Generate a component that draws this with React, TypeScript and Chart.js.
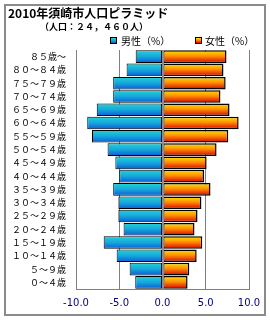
import React, { useEffect, useRef } from "react";
import { Chart, registerables } from "chart.js";

Chart.register(...registerables);

const chartTitle = "2010年須崎市人口ピラミッド";
const chartSubtitle = "（人口：２４，４６０人）";
const maleLabel = "男性（%）";
const femaleLabel = "女性（%）";

const ageGroups = [
  "８５歳～", "８０～８４歳", "７５～７９歳", "７０～７４歳", "６５～６９歳",
  "６０～６４歳", "５５～５９歳", "５０～５４歳", "４５～４９歳", "４０～４４歳",
  "３５～３９歳", "３０～３４歳", "２５～２９歳", "２０～２４歳", "１５～１９歳",
  "１０～１４歳", "５～９歳", "０～４歳",
];
const malePct = [3.1, 4.15, 5.7, 5.7, 7.6, 8.7, 8.15, 6.35, 5.45, 5.0, 5.7, 5.1, 5.1, 4.5, 6.8, 5.3, 3.8, 3.15];
const femalePct = [7.4, 7.05, 7.3, 6.7, 7.75, 8.8, 7.6, 6.25, 5.1, 4.8, 5.55, 4.5, 4.05, 3.7, 4.6, 3.95, 3.1, 2.9];
const xTicks = [-10, -5, 0, 5, 10];

const BAR_PCT = 0.95;
const maleStops: [number, string][] = [[0, "#22d4d4"], [0.5, "#16a6dc"], [1, "#0a5cd6"]];
const femaleStops: [number, string][] = [[0, "#ffe400"], [0.45, "#ff9000"], [1, "#d80000"]];

const makeGrad = (stops: [number, string][]) => (c: any) => {
  const chart = c.chart;
  const ys = chart.scales && chart.scales.y;
  if (!ys || c.dataIndex == null || !chart.chartArea) return stops[1][1];
  const center = ys.getPixelForValue(c.dataIndex);
  const half = (ys.height / ageGroups.length) * BAR_PCT / 2;
  const g = chart.ctx.createLinearGradient(0, center - half, 0, center + half);
  stops.forEach(([o, col]) => g.addColorStop(o, col));
  return g;
};

const zeroLine = {
  id: "zeroLine",
  afterDatasetsDraw(chart: any) {
    const { ctx, chartArea, scales } = chart;
    const x = Math.round(scales.x.getPixelForValue(0));
    ctx.save();
    ctx.strokeStyle = "#8c8c8c";
    ctx.lineWidth = 2;
    ctx.beginPath();
    ctx.moveTo(x, chartArea.top);
    ctx.lineTo(x, chartArea.bottom);
    ctx.stroke();
    ctx.restore();
  },
};

const cssGrad = (stops: [number, string][]) =>
  `linear-gradient(to bottom, ${stops.map(([o, c]) => `${c} ${o * 100}%`).join(", ")})`;

export default function App() {
  const ref = useRef<HTMLCanvasElement | null>(null);

  useEffect(() => {
    if (!ref.current) return;
    const chart = new Chart(ref.current, {
      type: "bar",
      data: {
        labels: ageGroups,
        datasets: [
          {
            label: maleLabel,
            data: malePct.map((v) => -v),
            backgroundColor: makeGrad(maleStops),
            borderColor: "#000",
            borderWidth: 1,
            borderSkipped: false,
            barPercentage: BAR_PCT,
            categoryPercentage: 1,
          },
          {
            label: femaleLabel,
            data: femalePct,
            backgroundColor: makeGrad(femaleStops),
            borderColor: "#000",
            borderWidth: 1.5,
            borderSkipped: false,
            barPercentage: BAR_PCT,
            categoryPercentage: 1,
          },
        ],
      },
      options: {
        indexAxis: "y",
        responsive: false,
        animation: false,
        devicePixelRatio: 1,
        layout: { padding: { top: 50, right: 21, bottom: 0, left: 0 } },
        plugins: {
          legend: { display: false },
          tooltip: { enabled: false },
          title: { display: false },
        },
        scales: {
          x: {
            min: -10,
            max: 10,
            stacked: true,
            afterBuildTicks: (s: any) => {
              s.ticks = xTicks.map((v) => ({ value: v }));
            },
            afterFit: (s: any) => {
              s.height = 31;
            },
            ticks: {
              padding: 8,
              color: "#000080",
              font: { family: "'DejaVu Sans'", size: 10 },
              callback: (v: any) => Number(v).toFixed(1),
            },
            grid: { color: "#808080", lineWidth: 1, drawTicks: false },
            border: { color: "#808080", width: 1 },
          },
          y: {
            stacked: true,
            afterFit: (s: any) => {
              s.width = 76;
            },
            ticks: {
              padding: 10,
              color: "#000",
              font: { family: "'Noto Sans CJK JP'", size: 9 },
              autoSkip: false,
            },
            grid: { display: false, drawTicks: false },
            border: { display: true, color: "#808080", width: 1 },
          },
        },
      },
      plugins: [zeroLine],
    } as any);
    return () => chart.destroy();
  }, []);

  const jp = "'Noto Sans CJK JP', sans-serif";

  return (
    <div style={{ position: "fixed", left: 0, top: 0, width: 270, height: 320, background: "#fff", overflow: "hidden" }}>
      <canvas ref={ref} width={270} height={320} style={{ position: "absolute", left: 0, top: 0, width: 270, height: 320, display: "block" }} />
      <div style={{ position: "absolute", left: 4, top: 4, width: 262, height: 312, border: "2px solid #8a8a8a", boxSizing: "border-box", pointerEvents: "none" }} />
      <div style={{ position: "absolute", left: 8, top: 6, fontFamily: jp, fontWeight: 700, fontSize: 12, lineHeight: "13px", whiteSpace: "nowrap", color: "#000" }}>
        {chartTitle}
      </div>
      <div style={{ position: "absolute", left: 40, top: 22, fontFamily: jp, fontWeight: 700, fontSize: 9, lineHeight: "10px", whiteSpace: "nowrap", color: "#000" }}>
        {chartSubtitle}
      </div>
      <div style={{ position: "absolute", left: 110, top: 37, width: 7, height: 7, boxSizing: "border-box", border: "1px solid #000", background: cssGrad(maleStops) }} />
      <div style={{ position: "absolute", left: 121, top: 35, fontFamily: jp, fontSize: 10, lineHeight: "11px", whiteSpace: "nowrap", color: "#000" }}>
        {maleLabel}
      </div>
      <div style={{ position: "absolute", left: 195, top: 37, width: 7, height: 7, boxSizing: "border-box", border: "1px solid #000", background: cssGrad(femaleStops) }} />
      <div style={{ position: "absolute", left: 205, top: 35, fontFamily: jp, fontSize: 10, lineHeight: "11px", whiteSpace: "nowrap", color: "#000" }}>
        {femaleLabel}
      </div>
    </div>
  );
}
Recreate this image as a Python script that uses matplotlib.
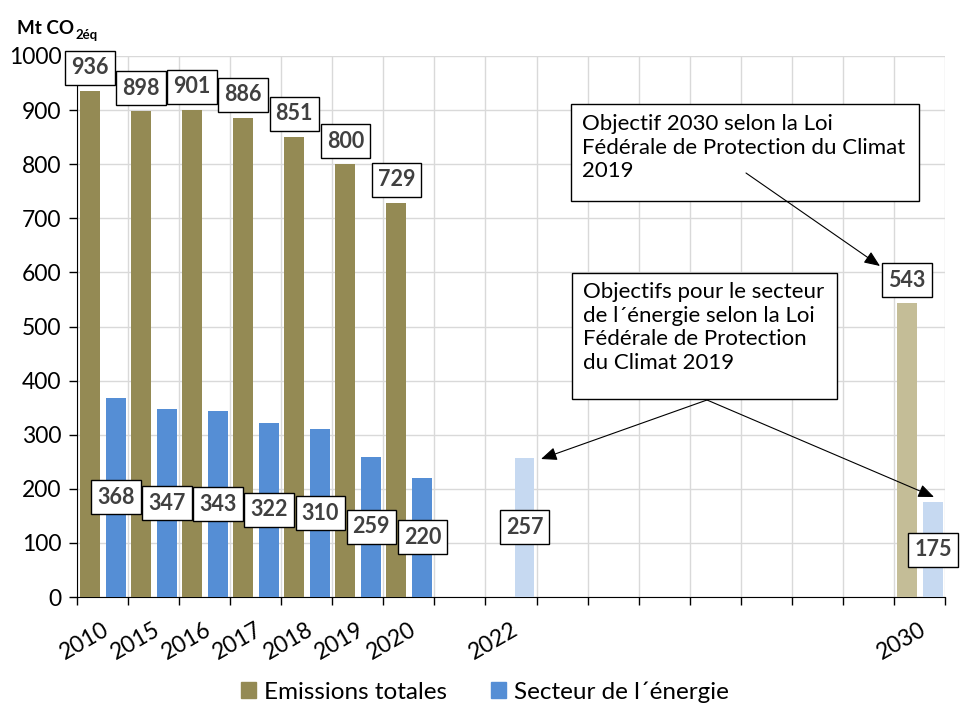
import numpy as np
import matplotlib
matplotlib.use("Agg")
import matplotlib.pyplot as plt
from matplotlib.patches import Rectangle, Patch
from matplotlib.transforms import ScaledTranslation, IdentityTransform

plt.rcParams['font.family'] = ['Lato', 'DejaVu Sans']

# ---- data ----
years = ['2010', '2015', '2016', '2017', '2018', '2019', '2020', '2021', '2022',
         '2023', '2024', '2025', '2026', '2027', '2028', '2029', '2030']
tick_labels = ['2010', '2015', '2016', '2017', '2018', '2019', '2020', '', '2022',
               '', '', '', '', '', '', '', '2030']
total = [936, 898, 901, 886, 851, 800, 729, None, None,
         None, None, None, None, None, None, None, 543]
energy = [368, 347, 343, 322, 310, 259, 220, None, 257,
          None, None, None, None, None, None, None, 175]
target_years = ['2022', '2030']
series_names = ['Emissions totales', 'Secteur de l\u00b4\u00e9nergie']
note_total = 'Objectif 2030 selon la Loi\nF\u00e9d\u00e9rale de Protection du Climat\n2019'
note_energy = ('Objectifs pour le secteur\nde l\u00b4\u00e9nergie selon la Loi\n'
               'F\u00e9d\u00e9rale de Protection\ndu Climat 2019')

# ---- styles ----
c_total = '#948A54'
c_total_light = '#C4BD97'
c_energy = '#558ED5'
c_energy_light = '#C6D9F1'
lbl_color = '#404040'

fig = plt.figure(figsize=(9.6, 7.2), dpi=100)
W, H = 960, 720
ax = fig.add_axes([77 / W, 1 - 597 / H, (945 - 77) / W, (597 - 56) / H])

n = len(years)
x = np.arange(n)
bw = 0.39
off_t, off_e = -0.245, 0.265

value_labels = []
for i, (yr, t, e) in enumerate(zip(years, total, energy)):
    target = yr in target_years
    if t is not None:
        ax.bar(i + off_t, t, width=bw, color=c_total_light if target else c_total, zorder=3)
        value_labels.append(
            ax.annotate(str(t), (i + off_t, t), xytext=(0, 23), textcoords='offset pixels',
                        ha='center', va='center', fontsize=15.5, fontweight='bold',
                        color=lbl_color, zorder=7))
    if e is not None:
        ax.bar(i + off_e, e, width=bw, color=c_energy_light if target else c_energy, zorder=3)
        value_labels.append(
            ax.annotate(str(e), (i + off_e, e / 2), xytext=(0, 0), textcoords='offset pixels',
                        ha='center', va='center', fontsize=15.5, fontweight='bold',
                        color=lbl_color, zorder=7))

ax.set_xlim(-0.5, n - 0.5)
ax.set_ylim(0, 1000)
ax.set_yticks(np.arange(0, 1001, 100))
ax.set_xticks(x)
ax.set_xticklabels(tick_labels)
ax.set_xticks(np.arange(-0.5, n, 1), minor=True)
ax.tick_params(axis='x', which='major', length=0, pad=22, labelsize=16.5)
ax.tick_params(axis='x', which='minor', length=6, width=1, direction='out')
ax.tick_params(axis='y', length=6, width=1, direction='out', labelsize=16.5, pad=5)
for lab in ax.get_xticklabels():
    lab.set_rotation(30)
    lab.set_ha('right')
    lab.set_va('center')
    lab.set_rotation_mode('anchor')
    lab.set_transform(lab.get_transform() + ScaledTranslation(0.05, 0, fig.dpi_scale_trans))

ax.grid(axis='y', which='major', color='#D9D9D9', lw=1, zorder=0)
ax.grid(axis='x', which='minor', color='#D9D9D9', lw=1, zorder=0)
ax.grid(axis='x', which='major', visible=False)
for s in ['top', 'right']:
    ax.spines[s].set_visible(False)
ax.spines['left'].set_color('black')
ax.spines['bottom'].set_color('black')
ax.set_axisbelow(True)

# ---- y unit label ----
t1 = fig.text(17 / W, 1 - 34 / H, 'Mt CO', fontsize=13.5, fontweight='bold', ha='left',
              va='baseline')
fig.canvas.draw()
bb = t1.get_window_extent()
fig.text(bb.x1 / W + 1 / W, 1 - 39 / H, '2\u00e9q', fontsize=9.5, fontweight='bold',
         ha='left', va='baseline')

# ---- boxes around value labels (pixel sized) ----
fig.canvas.draw()
for tl in value_labels:
    ext = tl.get_window_extent()
    cx = (ext.x0 + ext.x1) / 2
    cy = (ext.y0 + ext.y1) / 2
    bw_px = ext.width + 12
    bh_px = 34
    ax.add_patch(Rectangle((cx - bw_px / 2, cy - bh_px / 2), bw_px, bh_px,
                           transform=IdentityTransform(), fc='white', ec='black',
                           lw=1.0, zorder=6, clip_on=False))

# ---- annotation boxes ----
def px2data(px, py):
    return ax.transData.inverted().transform((px, H - py))

def note_box(x0p, y0p, x1p, y1p, txt, dy):
    (dx0, dy1) = px2data(x0p, y0p)
    (dx1, dy0) = px2data(x1p, y1p)
    ax.add_patch(Rectangle((dx0, dy0), dx1 - dx0, dy1 - dy0, fc='white', ec='black',
                           lw=1.0, zorder=8, clip_on=False))
    tx, ty = px2data(x0p + 11, y0p + dy)
    ax.text(tx, ty, txt, ha='left', va='top', fontsize=16, linespacing=1.22,
            zorder=9, color='black')

note_box(571, 104, 919, 201, note_total, 10)
note_box(572, 273, 837, 399, note_energy, 9)

def arrow(p0, p1):
    a = px2data(*p0)
    b = px2data(*p1)
    ax.annotate('', xy=b, xytext=a,
                arrowprops=dict(arrowstyle='-|>,head_length=0.6,head_width=0.25',
                                color='black', lw=0.8,
                                mutation_scale=16, shrinkA=0, shrinkB=0),
                zorder=10, annotation_clip=False)

arrow((746, 173), (880, 266))
arrow((707, 400), (541, 459))
arrow((707, 400), (934, 497))

# ---- legend ----
handles = [Patch(color=c_total), Patch(color=c_energy)]
fig.legend(handles, series_names, loc='center', bbox_to_anchor=(485 / W, 1 - 692 / H),
           ncol=2, frameon=False, fontsize=17.5, handlelength=0.6, handleheight=0.6,
           handletextpad=0.35, columnspacing=1.8)

fig.savefig('out.png', dpi=100)
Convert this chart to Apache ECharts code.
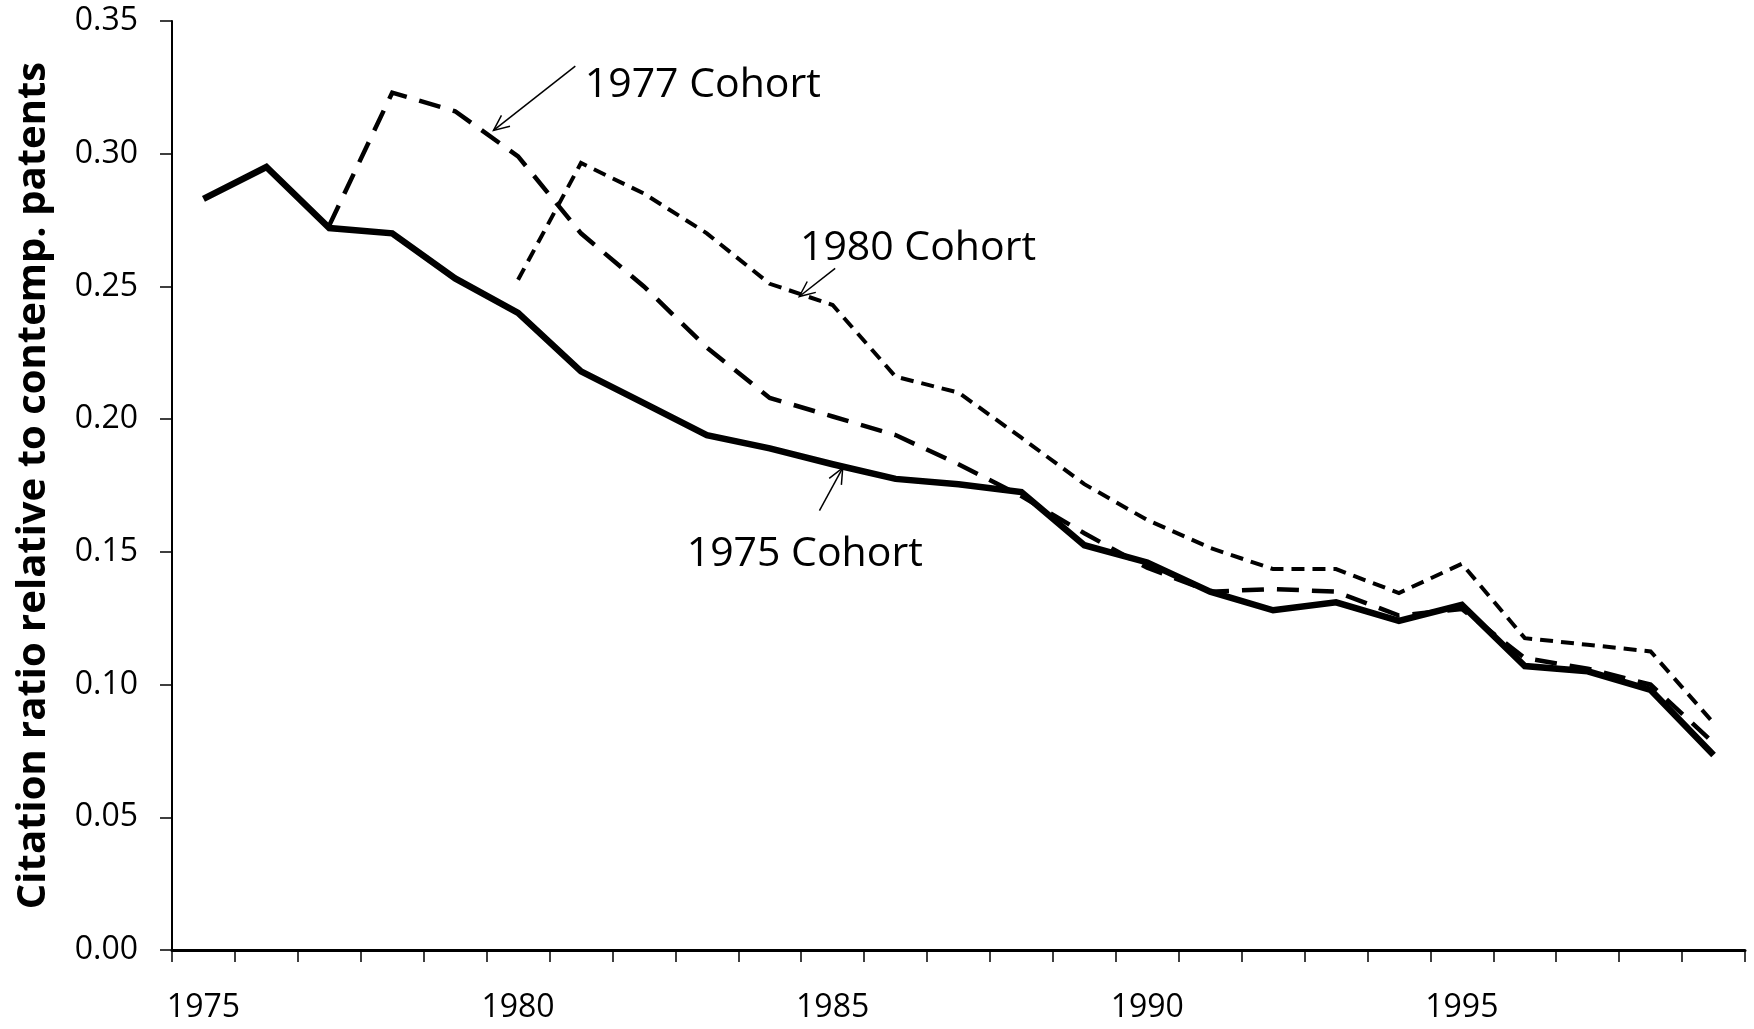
<!DOCTYPE html>
<html>
<head>
<meta charset="utf-8">
<script src="https://cdn.jsdelivr.net/npm/echarts@6/dist/echarts.min.js"></script>
<style>
html,body{margin:0;padding:0;background:#fff;}
#chart{width:1754px;height:1029px;}
</style>
</head>
<body>
<div id="chart"></div>
<script>
// ---- data ----
const years = ['1975','1976','1977','1978','1979','1980','1981','1982','1983','1984','1985','1986','1987','1988','1989','1990','1991','1992','1993','1994','1995','1996','1997','1998','1999'];
const cohort1975 = [0.283,0.295,0.272,0.270,0.253,0.240,0.218,0.206,0.194,0.189,0.183,0.1775,0.1755,0.1725,0.1525,0.146,0.135,0.128,0.131,0.124,0.130,0.107,0.105,0.098,0.0735];
const cohort1977 = [null,null,0.273,0.323,0.316,0.299,0.270,0.250,0.227,0.208,0.201,0.194,0.183,0.171,0.157,0.144,0.135,0.136,0.135,0.126,0.1285,0.110,0.106,0.100,0.078];
const cohort1980 = [null,null,null,null,null,0.2525,0.2965,0.285,0.270,0.251,0.243,0.216,0.210,0.193,0.1755,0.162,0.1515,0.1435,0.1435,0.1345,0.1455,0.1175,0.115,0.1125,0.0855];
const yTicks = ['0.00','0.05','0.10','0.15','0.20','0.25','0.30','0.35'];
const yTitle = 'Citation ratio relative to contemp. patents';

// annotations: label text, label anchor (year, value), arrow from -> to (year, value)
const annotations = [
  {text:'1977 Cohort', at:[1981.06,0.3259], from:[1980.91,0.3330], to:[1979.61,0.3088]},
  {text:'1980 Cohort', at:[1984.48,0.2645], from:[1985.04,0.2568], to:[1984.47,0.2462]},
  {text:'1975 Cohort', at:[1982.68,0.1490], from:[1984.79,0.1655], to:[1985.16,0.1816]}
];

const FONT = '"Open Sans", "Noto Sans", sans-serif';
const chart = echarts.init(document.getElementById('chart'), null, {renderer:'canvas'});

const option = {
  backgroundColor:'#ffffff',
  animation:false,
  grid:{left:172, right:9, top:21, bottom:79},
  xAxis:[{
    type:'category',
    data:years,
    boundaryGap:true,
    axisLine:{lineStyle:{color:'#000', width:3}},
    axisTick:{show:true, interval:0, length:12, inside:false, lineStyle:{color:'#000', width:1.5}},
    axisLabel:{interval:4, color:'#000', fontFamily:FONT, fontSize:32, margin:42},
    splitLine:{show:false}
  },{
    type:'value', min:1974.5, max:1999.5, show:false
  }],
  yAxis:{
    type:'value', min:0, max:0.35, interval:0.05,
    name:yTitle, nameLocation:'middle', nameRotate:90, nameGap:118,
    nameTextStyle:{color:'#000', fontFamily:'"Liberation Sans Narrow", "Open Sans", sans-serif', fontWeight:'bold', fontSize:40},
    axisLine:{show:true, lineStyle:{color:'#000', width:2}},
    axisTick:{show:true, length:12, lineStyle:{color:'#000', width:1.5}},
    axisLabel:{color:'#000', fontFamily:FONT, fontSize:32, margin:34,
      formatter:function(v){ return yTicks[Math.round(v/0.05)]; }},
    splitLine:{show:false}
  },
  series:[
    {name:'1975 Cohort', type:'line', data:cohort1975, symbol:'none', connectNulls:false,
     lineStyle:{color:'#000', width:6.5, join:'miter'}},
    {name:'1977 Cohort', type:'line', data:cohort1977, symbol:'none',
     lineStyle:{color:'#000', width:4.5, type:[22,13], cap:'butt', join:'miter'}},
    {name:'1980 Cohort', type:'line', data:cohort1980, symbol:'none',
     lineStyle:{color:'#000', width:4, type:[13,8], cap:'butt', join:'miter'}}
  ]
};
chart.setOption(option);

function px(p){ return chart.convertToPixel({xAxisIndex:1, yAxisIndex:0}, p); }
const graphics = [];
annotations.forEach(function(a){
  const s = px(a.from), e = px(a.to), t = px(a.at);
  graphics.push({type:'line', shape:{x1:s[0], y1:s[1], x2:e[0], y2:e[1]}, style:{stroke:'#000', lineWidth:1.5}, z:100});
  const ang = Math.atan2(s[1]-e[1], s[0]-e[0]);
  const L = 17, h = 0.42;
  const w1 = [e[0]+L*Math.cos(ang+h), e[1]+L*Math.sin(ang+h)];
  const w2 = [e[0]+L*Math.cos(ang-h), e[1]+L*Math.sin(ang-h)];
  graphics.push({type:'polyline', shape:{points:[w1, e, w2]}, style:{stroke:'#000', lineWidth:1.5, fill:null}, z:100});
  graphics.push({type:'text', x:t[0], y:t[1], style:{text:a.text, font:'41px ' + FONT, fill:'#000', textAlign:'left', textVerticalAlign:'middle'}, z:100});
});
chart.setOption({graphic:graphics});
</script>
</body>
</html>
· · · · · · ·
REQUIREMENT:
Your first line is the one with "Convert this chart to Apache ECharts code.", and your last is the one with "const yTitle = 'Citation". Copy those and every line between them exactly, without any pictures.

EXERCISE ANSWER:
Convert this chart to Apache ECharts code.
<!DOCTYPE html>
<html>
<head>
<meta charset="utf-8">
<script src="https://cdn.jsdelivr.net/npm/echarts@6/dist/echarts.min.js"></script>
<style>
html,body{margin:0;padding:0;background:#fff;}
#chart{width:1754px;height:1029px;}
</style>
</head>
<body>
<div id="chart"></div>
<script>
// ---- data ----
const years = ['1975','1976','1977','1978','1979','1980','1981','1982','1983','1984','1985','1986','1987','1988','1989','1990','1991','1992','1993','1994','1995','1996','1997','1998','1999'];
const cohort1975 = [0.283,0.295,0.272,0.270,0.253,0.240,0.218,0.206,0.194,0.189,0.183,0.1775,0.1755,0.1725,0.1525,0.146,0.135,0.128,0.131,0.124,0.130,0.107,0.105,0.098,0.0735];
const cohort1977 = [null,null,0.273,0.323,0.316,0.299,0.270,0.250,0.227,0.208,0.201,0.194,0.183,0.171,0.157,0.144,0.135,0.136,0.135,0.126,0.1285,0.110,0.106,0.100,0.078];
const cohort1980 = [null,null,null,null,null,0.2525,0.2965,0.285,0.270,0.251,0.243,0.216,0.210,0.193,0.1755,0.162,0.1515,0.1435,0.1435,0.1345,0.1455,0.1175,0.115,0.1125,0.0855];
const yTicks = ['0.00','0.05','0.10','0.15','0.20','0.25','0.30','0.35'];
const yTitle = 'Citation ratio relative to contemp. patents';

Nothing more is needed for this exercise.